Tuesday, July 24, 2007



I was hoping that at the end of my trip, I could have this grandiose reflection about Ecuador and its people and what the travelling meant to me. Its just a bit more difficult than I thought.

After arriving home, I have had some small issues:

  • I spit out tap water without thinking, becuase I didn't drink any water there

  • I put toilet paper in the toilet for the first time and it felt really wierd

  • My stomach is still adjusting to American food, each meal twists my stomach one way or another.

  • I am acutely aware of the speed of people and things around me, and I feel like I am a a somewhat slower pace.



WhileI feel as if I got a small taste of South American culture and geography and if anything it will make me appreciate where I live a little bit more.

Ecuador is a country that works as a great metaphor, it is a metaphor for its people, for its tenacity, its corruptness, and its political force and unrest.
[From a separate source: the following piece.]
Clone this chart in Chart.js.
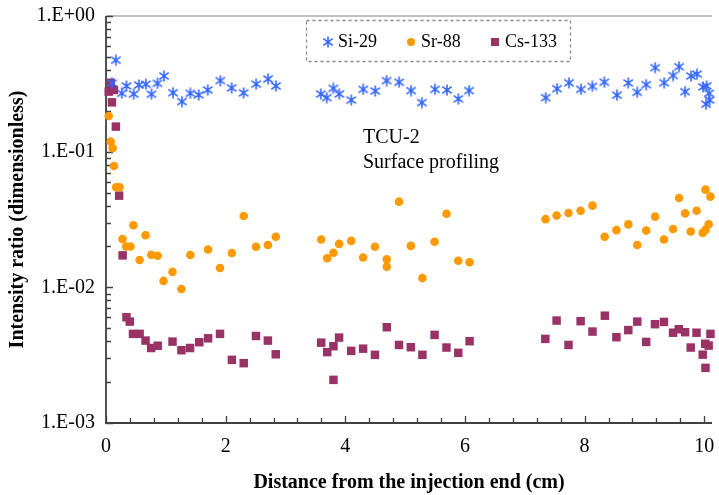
<!DOCTYPE html>
<html>
<head>
<meta charset="utf-8">
<script src="https://cdn.jsdelivr.net/npm/chart.js@4"></script>
<style>
  html, body { margin: 0; padding: 0; background: #fff; }
</style>
</head>
<body>
<canvas id="chart" width="719" height="495"></canvas>
<script>
// Si-29 intensity ratio vs distance (cm)
const siX = [0.10, 0.165, 0.264, 0.342, 0.463, 0.55, 0.666, 0.76, 0.86, 0.97, 1.12, 1.27, 1.41, 1.55, 1.70, 1.91, 2.10, 2.30, 2.51, 2.71, 2.84,
  3.59, 3.69, 3.80, 3.90, 4.10, 4.30, 4.50, 4.69, 4.90, 5.10, 5.28, 5.50, 5.70, 5.89, 6.07,
  7.35, 7.54, 7.74, 7.94, 8.13, 8.33, 8.54, 8.73, 8.88, 9.03, 9.18, 9.33, 9.48, 9.58, 9.68, 9.78, 9.88, 9.98, 10.04, 10.03, 10.08, 10.09];
const siY = [0.320, 0.472, 0.269, 0.305, 0.266, 0.310, 0.314, 0.265, 0.319, 0.361, 0.272, 0.234, 0.269, 0.262, 0.285, 0.334, 0.295, 0.271, 0.315, 0.343, 0.305,
  0.266, 0.250, 0.293, 0.266, 0.240, 0.288, 0.280, 0.334, 0.325, 0.282, 0.230, 0.288, 0.285, 0.245, 0.282,
  0.250, 0.291, 0.322, 0.288, 0.303, 0.325, 0.261, 0.321, 0.274, 0.312, 0.416, 0.322, 0.364, 0.423, 0.277, 0.361, 0.373, 0.300, 0.305, 0.224, 0.269, 0.240];

// Sr-88
const srX = [0.045, 0.078, 0.111, 0.132, 0.170, 0.226, 0.276, 0.336, 0.408, 0.458, 0.562, 0.661, 0.757, 0.863, 0.962, 1.112, 1.26, 1.41, 1.706, 1.906, 2.104, 2.302, 2.507, 2.706, 2.838,
  3.598, 3.698, 3.802, 3.896, 4.099, 4.298, 4.496, 4.694, 4.694, 4.898, 5.096, 5.289, 5.493, 5.691, 5.889, 6.078,
  7.347, 7.532, 7.731, 7.934, 8.132, 8.336, 8.532, 8.732, 8.881, 9.030, 9.179, 9.327, 9.479, 9.579, 9.681, 9.774, 9.873, 9.975, 10.021, 10.021, 10.074, 10.104];
const srY = [0.183, 0.1185, 0.106, 0.0785, 0.0547, 0.0547, 0.0227, 0.0200, 0.0200, 0.0287, 0.0159, 0.0242, 0.0174, 0.0171, 0.01115, 0.0130, 0.00973, 0.0173, 0.0190, 0.0139, 0.0179, 0.0336, 0.0199, 0.0205, 0.0236,
  0.0225, 0.0164, 0.0180, 0.0209, 0.0220, 0.0166, 0.0199, 0.0161, 0.0142, 0.0428, 0.0202, 0.0117, 0.0217, 0.0349, 0.0157, 0.0153,
  0.0318, 0.0338, 0.0353, 0.0367, 0.0400, 0.0236, 0.0264, 0.0291, 0.0205, 0.0262, 0.0332, 0.0225, 0.0269, 0.0456, 0.0351, 0.0258, 0.0367, 0.0252, 0.0525, 0.0265, 0.0292, 0.0466];

// Cs-133
const csX = [0.045, 0.078, 0.132, 0.099, 0.165, 0.220, 0.278, 0.342, 0.397, 0.451, 0.562, 0.661, 0.755, 0.864, 1.112, 1.261, 1.405, 1.559, 1.707, 1.906, 2.104, 2.302, 2.507, 2.706, 2.838,
  3.598, 3.698, 3.802, 3.896, 3.802, 4.099, 4.298, 4.496, 4.694, 4.898, 5.096, 5.289, 5.493, 5.691, 5.889, 6.078,
  7.344, 7.532, 7.731, 7.934, 8.132, 8.339, 8.532, 8.731, 8.881, 9.030, 9.177, 9.327, 9.479, 9.575, 9.681, 9.774, 9.871, 9.975, 10.021, 10.017, 10.074, 10.104];
const csY = [0.277, 0.322, 0.285, 0.231, 0.153, 0.0474, 0.0172, 0.00602, 0.00559, 0.00454, 0.00454, 0.00405, 0.00357, 0.00371, 0.00398, 0.00344, 0.00357, 0.00394, 0.00421, 0.00454, 0.00292, 0.00276, 0.00438, 0.00405, 0.00321,
  0.00391, 0.00333, 0.00368, 0.00426, 0.00208, 0.00340, 0.00353, 0.00318, 0.00508, 0.00376, 0.00362, 0.00318, 0.00446, 0.00360, 0.00329, 0.00401,
  0.00417, 0.00569, 0.00376, 0.00563, 0.00472, 0.00618, 0.00429, 0.00484, 0.00559, 0.00396, 0.00535, 0.00556, 0.00463, 0.00491, 0.00467, 0.00360, 0.00463, 0.00319, 0.00255, 0.00384, 0.00372, 0.00454];

const seriesNames = ['Si-29', 'Sr-88', 'Cs-133'];
const yTickValues = [0.001, 0.01, 0.1, 1];
const xTickValues = [0, 2, 4, 6, 8, 10];
const annotationLines = ['TCU-2', 'Surface profiling'];

const BLUE = 'rgb(51,102,255)';
const ORANGE = 'rgb(255,153,0)';
const MAROON = 'rgb(153,51,102)';
const SERIF = '"Liberation Serif", "Times New Roman", serif';

// excel-style star: an X with a vertical stroke
function starMarker(color, size) {
  const c = document.createElement('canvas');
  c.width = size; c.height = size;
  const g = c.getContext('2d');
  g.strokeStyle = color;
  g.lineWidth = 1.6;
  const m = size / 2, r = size / 2 - 0.5;
  g.beginPath();
  g.moveTo(m - r * 0.85, m - r * 0.6); g.lineTo(m + r * 0.85, m + r * 0.6);
  g.moveTo(m + r * 0.85, m - r * 0.6); g.lineTo(m - r * 0.85, m + r * 0.6);
  g.moveTo(m, m - r); g.lineTo(m, m + r);
  g.stroke();
  return c;
}
const siMarker = starMarker(BLUE, 12);

const pts = (xs, ys) => xs.map((x, i) => ({ x, y: ys[i] }));

function expLabel(v) {
  const e = Math.round(Math.log10(v));
  const s = e >= 0 ? '+' : '-';
  return '1.E' + s + String(Math.abs(e)).padStart(2, '0');
}

// axis lines with inward ticks, plus top border
const axesPlugin = {
  id: 'axesPlugin',
  beforeDatasetsDraw(chart) {
    const { ctx, chartArea: a, scales: { x, y } } = chart;
    ctx.save();
    ctx.strokeStyle = '#aaaaaa';
    ctx.lineWidth = 1.5;
    ctx.beginPath();
    ctx.moveTo(a.left, a.top); ctx.lineTo(a.right, a.top);
    ctx.stroke();

    ctx.strokeStyle = '#404040';
    ctx.lineWidth = 1.3;
    ctx.beginPath();
    // y ticks (log, 2..9 minors)
    for (let e = -3; e <= 0; e++) {
      const py = Math.round(y.getPixelForValue(Math.pow(10, e))) + 0.5;
      ctx.moveTo(a.left, py); ctx.lineTo(a.left + 7, py);
      if (e < 0) {
        for (let k = 2; k <= 9; k++) {
          const my = Math.round(y.getPixelForValue(k * Math.pow(10, e))) + 0.5;
          ctx.moveTo(a.left, my); ctx.lineTo(a.left + 5, my);
        }
      }
    }
    // x ticks every 0.4, majors every 2
    for (let i = 0; i <= 25; i++) {
      const v = i * 0.4;
      const px = Math.round(x.getPixelForValue(v)) + 0.5;
      const major = i % 5 === 0;
      ctx.moveTo(px, a.bottom); ctx.lineTo(px, a.bottom - (major ? 7 : 5));
    }
    ctx.stroke();

    ctx.lineWidth = 1.8;
    ctx.beginPath();
    ctx.moveTo(a.left, a.top); ctx.lineTo(a.left, a.bottom); ctx.lineTo(a.right, a.bottom);
    ctx.stroke();
    ctx.restore();
  },
  afterDatasetsDraw(chart) {
    const { ctx } = chart;
    ctx.save();
    // text label inside the plot
    ctx.fillStyle = '#000';
    ctx.font = '20px ' + SERIF;
    ctx.textBaseline = 'middle';
    ctx.fillText(annotationLines[0], 363, 138);
    ctx.fillText(annotationLines[1], 363, 163);

    // legend box
    ctx.strokeStyle = '#888';
    ctx.lineWidth = 1.3;
    ctx.setLineDash([3, 3]);
    ctx.strokeRect(306.5, 20.5, 264, 41);
    ctx.setLineDash([]);
    ctx.font = '18px ' + SERIF;
    const ly = 42;
    ctx.drawImage(siMarker, 328 - 6, ly - 6);
    ctx.fillText(seriesNames[0], 338, ly);
    ctx.fillStyle = ORANGE;
    ctx.beginPath(); ctx.arc(411, ly, 4, 0, Math.PI * 2); ctx.fill();
    ctx.fillStyle = '#000';
    ctx.fillText(seriesNames[1], 421, ly);
    ctx.fillStyle = MAROON;
    ctx.fillRect(491, ly - 4, 8, 8);
    ctx.fillStyle = '#000';
    ctx.fillText(seriesNames[2], 505, ly);
    ctx.restore();
  }
};

new Chart(document.getElementById('chart'), {
  type: 'scatter',
  data: {
    datasets: [
      {
        label: seriesNames[0],
        data: pts(siX, siY),
        pointStyle: siMarker,
        pointRadius: 6,
        clip: false
      },
      {
        label: seriesNames[1],
        data: pts(srX, srY),
        pointStyle: 'circle',
        pointRadius: 4.3,
        backgroundColor: ORANGE,
        borderWidth: 0,
        clip: false
      },
      {
        label: seriesNames[2],
        data: pts(csX, csY),
        pointStyle: 'rect',
        pointRadius: 6,
        backgroundColor: MAROON,
        borderWidth: 0,
        clip: false
      }
    ]
  },
  options: {
    responsive: false,
    animation: false,
    layout: { padding: { top: 16, right: 0, bottom: 0, left: 0 } },
    plugins: {
      legend: { display: false },
      tooltip: { enabled: false }
    },
    scales: {
      x: {
        type: 'linear',
        min: 0,
        max: 10.13,
        grid: { display: false, drawTicks: false },
        border: { display: false },
        afterBuildTicks: s => { s.ticks = xTickValues.map(v => ({ value: v })); },
        afterFit: s => { s.height = 72; s.paddingLeft = 0; s.paddingRight = 0; },
        ticks: {
          padding: 12,
          color: '#000',
          font: { family: SERIF, size: 20 },
          maxRotation: 0
        },
        title: {
          display: true,
          text: 'Distance from the injection end (cm)',
          color: '#000',
          font: { family: SERIF, size: 20, weight: 'bold' },
          padding: { top: 0, bottom: 0 }
        }
      },
      y: {
        type: 'logarithmic',
        min: 0.001,
        max: 1,
        grid: { display: false, drawTicks: false },
        border: { display: false },
        afterBuildTicks: s => { s.ticks = yTickValues.map(v => ({ value: v })); },
        afterFit: s => { s.width = 106; s.paddingTop = 0; s.paddingBottom = 0; },
        ticks: {
          padding: 11,
          color: '#000',
          font: { family: SERIF, size: 20 },
          callback: v => expLabel(v)
        },
        title: {
          display: true,
          text: 'Intensity ratio (dimensionless)',
          color: '#000',
          font: { family: SERIF, size: 20, weight: 'bold' },
          padding: { top: 6, bottom: 0 }
        }
      }
    }
  },
  plugins: [axesPlugin]
});
</script>
</body>
</html>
Each of these descriptions is a metaphor for your own understanding.

The Andes run right down the middle of the country and they alter between towering peaks and volcanoes that pierce the clouds, down to lush forever green valleys that are at times peacefull and as in Quito, they are at times full of energy, life, and destruction.

The Oriente and the Rainforest skirt the eastern side of the country--with their torrential rain and humidity that supports so much life. Bugs as large as my arm and animals that live their entire lives without touching the ground. Then there are the streams of liquid gold oil that seep between the indigenous' and American oil barron's feet.
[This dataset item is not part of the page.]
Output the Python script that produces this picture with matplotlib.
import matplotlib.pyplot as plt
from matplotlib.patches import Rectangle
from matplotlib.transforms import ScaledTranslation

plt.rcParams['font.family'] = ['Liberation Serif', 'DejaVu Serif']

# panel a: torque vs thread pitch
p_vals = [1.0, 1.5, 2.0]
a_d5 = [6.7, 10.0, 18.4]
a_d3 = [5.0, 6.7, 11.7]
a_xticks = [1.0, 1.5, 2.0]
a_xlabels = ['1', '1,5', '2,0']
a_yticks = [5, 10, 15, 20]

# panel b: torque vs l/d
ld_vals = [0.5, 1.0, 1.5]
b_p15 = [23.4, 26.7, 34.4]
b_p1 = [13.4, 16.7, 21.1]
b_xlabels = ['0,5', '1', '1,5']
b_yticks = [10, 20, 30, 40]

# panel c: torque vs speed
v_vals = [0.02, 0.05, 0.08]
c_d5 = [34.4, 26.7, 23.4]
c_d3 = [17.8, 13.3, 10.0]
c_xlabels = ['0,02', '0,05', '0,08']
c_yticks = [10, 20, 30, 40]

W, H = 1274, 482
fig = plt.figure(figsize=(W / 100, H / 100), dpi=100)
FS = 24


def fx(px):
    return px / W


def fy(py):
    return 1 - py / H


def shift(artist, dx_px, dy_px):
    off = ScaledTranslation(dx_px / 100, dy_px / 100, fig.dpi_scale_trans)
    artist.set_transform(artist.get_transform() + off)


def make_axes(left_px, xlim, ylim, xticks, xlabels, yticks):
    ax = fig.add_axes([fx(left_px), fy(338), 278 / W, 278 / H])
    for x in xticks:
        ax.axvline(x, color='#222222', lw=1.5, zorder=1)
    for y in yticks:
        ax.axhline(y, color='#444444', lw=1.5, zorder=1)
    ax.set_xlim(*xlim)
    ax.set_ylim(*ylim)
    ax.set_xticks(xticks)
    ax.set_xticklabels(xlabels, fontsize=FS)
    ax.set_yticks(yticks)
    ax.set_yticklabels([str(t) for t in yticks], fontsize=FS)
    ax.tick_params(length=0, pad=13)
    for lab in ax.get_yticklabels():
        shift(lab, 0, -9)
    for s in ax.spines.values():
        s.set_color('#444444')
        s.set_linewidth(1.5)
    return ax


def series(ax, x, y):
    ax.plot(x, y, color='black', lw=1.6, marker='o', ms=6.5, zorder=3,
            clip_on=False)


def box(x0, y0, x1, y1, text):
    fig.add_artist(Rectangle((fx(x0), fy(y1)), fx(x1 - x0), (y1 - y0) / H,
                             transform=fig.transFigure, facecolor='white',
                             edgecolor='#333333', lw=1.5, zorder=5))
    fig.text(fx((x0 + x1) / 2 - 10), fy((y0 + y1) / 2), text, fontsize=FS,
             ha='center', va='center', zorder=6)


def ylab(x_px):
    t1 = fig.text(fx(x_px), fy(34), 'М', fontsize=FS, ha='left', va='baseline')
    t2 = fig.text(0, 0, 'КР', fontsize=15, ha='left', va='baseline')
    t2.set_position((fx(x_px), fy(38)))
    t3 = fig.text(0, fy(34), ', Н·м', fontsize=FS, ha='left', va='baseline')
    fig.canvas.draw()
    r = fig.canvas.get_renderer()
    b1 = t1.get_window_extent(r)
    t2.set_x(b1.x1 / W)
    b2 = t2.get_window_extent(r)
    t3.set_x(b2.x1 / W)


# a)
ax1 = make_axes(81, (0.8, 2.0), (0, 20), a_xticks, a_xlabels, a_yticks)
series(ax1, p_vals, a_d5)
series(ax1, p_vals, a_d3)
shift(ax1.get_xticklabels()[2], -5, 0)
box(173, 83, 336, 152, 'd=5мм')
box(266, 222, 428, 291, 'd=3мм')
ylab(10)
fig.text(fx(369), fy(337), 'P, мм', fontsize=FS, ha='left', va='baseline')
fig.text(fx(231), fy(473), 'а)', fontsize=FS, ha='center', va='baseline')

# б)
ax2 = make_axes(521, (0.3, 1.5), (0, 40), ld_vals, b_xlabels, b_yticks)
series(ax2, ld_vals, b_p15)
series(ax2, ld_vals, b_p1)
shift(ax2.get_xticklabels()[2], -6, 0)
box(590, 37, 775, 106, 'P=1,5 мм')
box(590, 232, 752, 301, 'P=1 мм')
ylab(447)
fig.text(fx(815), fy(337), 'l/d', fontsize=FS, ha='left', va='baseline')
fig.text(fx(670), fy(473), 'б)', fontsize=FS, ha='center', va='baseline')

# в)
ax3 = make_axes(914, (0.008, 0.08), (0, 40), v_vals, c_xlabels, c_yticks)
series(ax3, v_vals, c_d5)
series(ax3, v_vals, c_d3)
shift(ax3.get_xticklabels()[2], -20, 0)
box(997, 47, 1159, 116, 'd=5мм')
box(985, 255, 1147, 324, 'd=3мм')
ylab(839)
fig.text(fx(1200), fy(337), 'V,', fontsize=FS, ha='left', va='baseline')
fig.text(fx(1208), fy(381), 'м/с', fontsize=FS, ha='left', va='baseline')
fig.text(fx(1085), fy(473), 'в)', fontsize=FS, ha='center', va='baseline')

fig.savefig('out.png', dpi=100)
The Coast and the Lowlands drive with moisture and poverty but are rich in landscape, food, and history of conquisition and resistance. The bannanas grow like weeds and the people move at a pace that only echoes the slow wet air.

The Galapagos Islands are a strange enchanted jewel that were neglected and pushed away until tourism became a viable money-maker. Nature is at peace there, while food pruduction and protection seems like a joke.

There are so many great and amazing people in this world and so much energy I just hope to hold on to a small piece of it and share it with all of you.


I really believe that this Blogging thing is quite self-indulgent. I get to converse with myself and reflect while there is a very good possibility that someone will read it.

So I want to say, to those of you who read it--Thanks. It means a lot to me. Self-indulgent or not, its very important for me to share my expierience with friends and family. It makes it that much more relevant and important. I feel as if I am carrying you all along with me on my shoulder.
I believe in the power of the story, and I think that this blogging thing is just a techy-version of telling stories, and if I cant have all of you around a campfire to tell a story, then I might as well publish it on the internet.


  1. Daren, thank you for sharing your travel experiences with us. What a remarkable adventure you had! I admire your adventurous spirit and mostly, I am so thankful that you are home safely! Get some rest and keep in touch.
    Love, Aunt Lois

  2. What's so wrong with a little self-indulgence? I, for one, am all about it. Plus, it's a good read.